** START **

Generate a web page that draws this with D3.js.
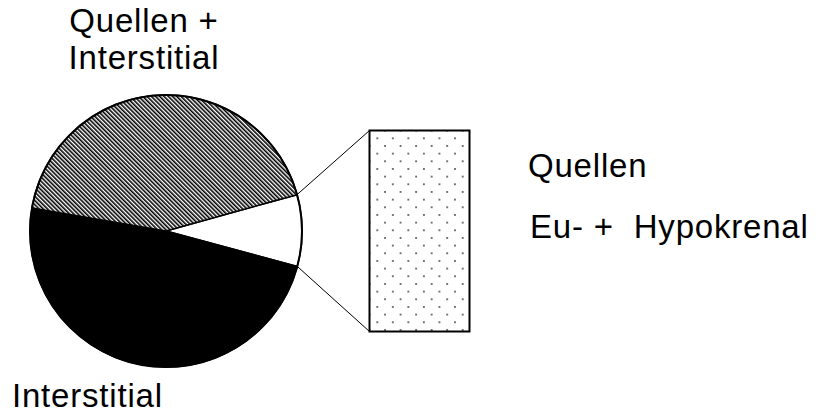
<!DOCTYPE html>
<html>
<head>
<meta charset="utf-8">
<script src="https://cdn.jsdelivr.net/npm/d3@7"></script>
<style>
  body { margin: 0; background: #fff; }
  svg { display: block; }
  text { font-family: "Liberation Sans", Arial, sans-serif; font-size: 33px; letter-spacing: 0.8px; fill: #000; white-space: pre; }
</style>
</head>
<body>
<div class="chart"></div>
<script>
const width = 818
const height = 414

// slice shares in percent, clockwise starting at the white wedge
const categories = ["Quellen Eu- + Hypokrenal", "Interstitial", "Quellen + Interstitial"]
const shares = [8.5, 48.5, 43]
const fills = ["#fff", "#000", "url(#hatch)"]

const labelTop = ["Quellen +", "Interstitial"]
const labelRight = ["Quellen", "Eu- +  Hypokrenal"]
const labelBottom = ["Interstitial"]

const cx = 166, cy = 231, radius = 136
const startDeg = 74.5

const svg = d3.select(".chart").append("svg")
  .attr("width", width)
  .attr("height", height)

const defs = svg.append("defs")

const hatch = defs.append("pattern")
  .attr("id", "hatch")
  .attr("patternUnits", "userSpaceOnUse")
  .attr("width", 3)
  .attr("height", 3)
  .attr("patternTransform", "rotate(-45)")
hatch.append("rect").attr("width", 3).attr("height", 3).attr("fill", "#fff")
hatch.append("rect").attr("width", 1.6).attr("height", 3).attr("fill", "#000")

const dots = defs.append("pattern")
  .attr("id", "dots")
  .attr("patternUnits", "userSpaceOnUse")
  .attr("x", 377.3)
  .attr("y", 138.3)
  .attr("width", 15.53)
  .attr("height", 15.33)
const dotPos = [[0, 0], [15.53, 0], [0, 15.33], [15.53, 15.33], [7.77, 7.67]]
dots.selectAll("circle")
  .data(dotPos)
  .join("circle")
  .attr("cx", d => d[0])
  .attr("cy", d => d[1])
  .attr("r", 0.9)
  .attr("fill", "#333")

const pie = d3.pie()
  .sort(null)
  .value(d => d)
  .startAngle(startDeg * Math.PI / 180)
  .endAngle(startDeg * Math.PI / 180 + 2 * Math.PI)

const arc = d3.arc()
  .innerRadius(0)
  .outerRadius(radius)

const arcs = pie(shares)

const g = svg.append("g")
  .attr("transform", `translate(${cx},${cy})`)

g.selectAll("path")
  .data(arcs)
  .join("path")
  .attr("d", arc)
  .attr("fill", (d, i) => fills[i])
  .attr("stroke", "#000")
  .attr("stroke-width", 1.5)
  .attr("stroke-linejoin", "round")
  .append("title")
  .text((d, i) => `${categories[i]}: ${shares[i]} %`)

g.append("circle")
  .attr("r", radius)
  .attr("fill", "none")
  .attr("stroke", "#000")
  .attr("stroke-width", 2)

// zoom box for the small wedge
const box = {x: 369.5, y: 130.5, w: 100, h: 201}

svg.append("rect")
  .attr("x", box.x)
  .attr("y", box.y)
  .attr("width", box.w)
  .attr("height", box.h)
  .attr("fill", "url(#dots)")
  .attr("stroke", "#000")
  .attr("stroke-width", 2)

const edge = a => [cx + radius * Math.sin(a), cy - radius * Math.cos(a)]
const w = arcs[0]
const p1 = edge(w.startAngle), p2 = edge(w.endAngle)

svg.append("line")
  .attr("x1", p1[0]).attr("y1", p1[1])
  .attr("x2", box.x).attr("y2", box.y)
  .attr("stroke", "#000").attr("stroke-width", 1)
svg.append("line")
  .attr("x1", p2[0]).attr("y1", p2[1])
  .attr("x2", box.x).attr("y2", box.y + box.h)
  .attr("stroke", "#000").attr("stroke-width", 1)

svg.append("g")
  .selectAll("text")
  .data(labelTop)
  .join("text")
  .attr("x", 144)
  .attr("y", (d, i) => 32 + i * 37)
  .attr("text-anchor", "middle")
  .text(d => d)

svg.append("g")
  .selectAll("text")
  .data(labelRight)
  .join("text")
  .attr("x", (d, i) => i === 0 ? 528 : 530)
  .attr("y", (d, i) => i === 0 ? 177 : 238)
  .text(d => d)

svg.append("text")
  .attr("x", 12)
  .attr("y", 407)
  .text(labelBottom[0])
</script>
</body>
</html>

** END **

REQUIREMENT »
Print out the material word for word, omitting the pictures.

WRITTEN REPLY »
Generate a web page that draws this with D3.js.
<!DOCTYPE html>
<html>
<head>
<meta charset="utf-8">
<script src="https://cdn.jsdelivr.net/npm/d3@7"></script>
<style>
  body { margin: 0; background: #fff; }
  svg { display: block; }
  text { font-family: "Liberation Sans", Arial, sans-serif; font-size: 33px; letter-spacing: 0.8px; fill: #000; white-space: pre; }
</style>
</head>
<body>
<div class="chart"></div>
<script>
const width = 818
const height = 414

// slice shares in percent, clockwise starting at the white wedge
const categories = ["Quellen Eu- + Hypokrenal", "Interstitial", "Quellen + Interstitial"]
const shares = [8.5, 48.5, 43]
const fills = ["#fff", "#000", "url(#hatch)"]

const labelTop = ["Quellen +", "Interstitial"]
const labelRight = ["Quellen", "Eu- +  Hypokrenal"]
const labelBottom = ["Interstitial"]

const cx = 166, cy = 231, radius = 136
const startDeg = 74.5

const svg = d3.select(".chart").append("svg")
  .attr("width", width)
  .attr("height", height)

const defs = svg.append("defs")

const hatch = defs.append("pattern")
  .attr("id", "hatch")
  .attr("patternUnits", "userSpaceOnUse")
  .attr("width", 3)
  .attr("height", 3)
  .attr("patternTransform", "rotate(-45)")
hatch.append("rect").attr("width", 3).attr("height", 3).attr("fill", "#fff")
hatch.append("rect").attr("width", 1.6).attr("height", 3).attr("fill", "#000")

const dots = defs.append("pattern")
  .attr("id", "dots")
  .attr("patternUnits", "userSpaceOnUse")
  .attr("x", 377.3)
  .attr("y", 138.3)
  .attr("width", 15.53)
  .attr("height", 15.33)
const dotPos = [[0, 0], [15.53, 0], [0, 15.33], [15.53, 15.33], [7.77, 7.67]]
dots.selectAll("circle")
  .data(dotPos)
  .join("circle")
  .attr("cx", d => d[0])
  .attr("cy", d => d[1])
  .attr("r", 0.9)
  .attr("fill", "#333")

const pie = d3.pie()
  .sort(null)
  .value(d => d)
  .startAngle(startDeg * Math.PI / 180)
  .endAngle(startDeg * Math.PI / 180 + 2 * Math.PI)

const arc = d3.arc()
  .innerRadius(0)
  .outerRadius(radius)

const arcs = pie(shares)

const g = svg.append("g")
  .attr("transform", `translate(${cx},${cy})`)

g.selectAll("path")
  .data(arcs)
  .join("path")
  .attr("d", arc)
  .attr("fill", (d, i) => fills[i])
  .attr("stroke", "#000")
  .attr("stroke-width", 1.5)
  .attr("stroke-linejoin", "round")
  .append("title")
  .text((d, i) => `${categories[i]}: ${shares[i]} %`)

g.append("circle")
  .attr("r", radius)
  .attr("fill", "none")
  .attr("stroke", "#000")
  .attr("stroke-width", 2)

// zoom box for the small wedge
const box = {x: 369.5, y: 130.5, w: 100, h: 201}

svg.append("rect")
  .attr("x", box.x)
  .attr("y", box.y)
  .attr("width", box.w)
  .attr("height", box.h)
  .attr("fill", "url(#dots)")
  .attr("stroke", "#000")
  .attr("stroke-width", 2)

const edge = a => [cx + radius * Math.sin(a), cy - radius * Math.cos(a)]
const w = arcs[0]
const p1 = edge(w.startAngle), p2 = edge(w.endAngle)

svg.append("line")
  .attr("x1", p1[0]).attr("y1", p1[1])
  .attr("x2", box.x).attr("y2", box.y)
  .attr("stroke", "#000").attr("stroke-width", 1)
svg.append("line")
  .attr("x1", p2[0]).attr("y1", p2[1])
  .attr("x2", box.x).attr("y2", box.y + box.h)
  .attr("stroke", "#000").attr("stroke-width", 1)

svg.append("g")
  .selectAll("text")
  .data(labelTop)
  .join("text")
  .attr("x", 144)
  .attr("y", (d, i) => 32 + i * 37)
  .attr("text-anchor", "middle")
  .text(d => d)

svg.append("g")
  .selectAll("text")
  .data(labelRight)
  .join("text")
  .attr("x", (d, i) => i === 0 ? 528 : 530)
  .attr("y", (d, i) => i === 0 ? 177 : 238)
  .text(d => d)

svg.append("text")
  .attr("x", 12)
  .attr("y", 407)
  .text(labelBottom[0])
</script>
</body>
</html>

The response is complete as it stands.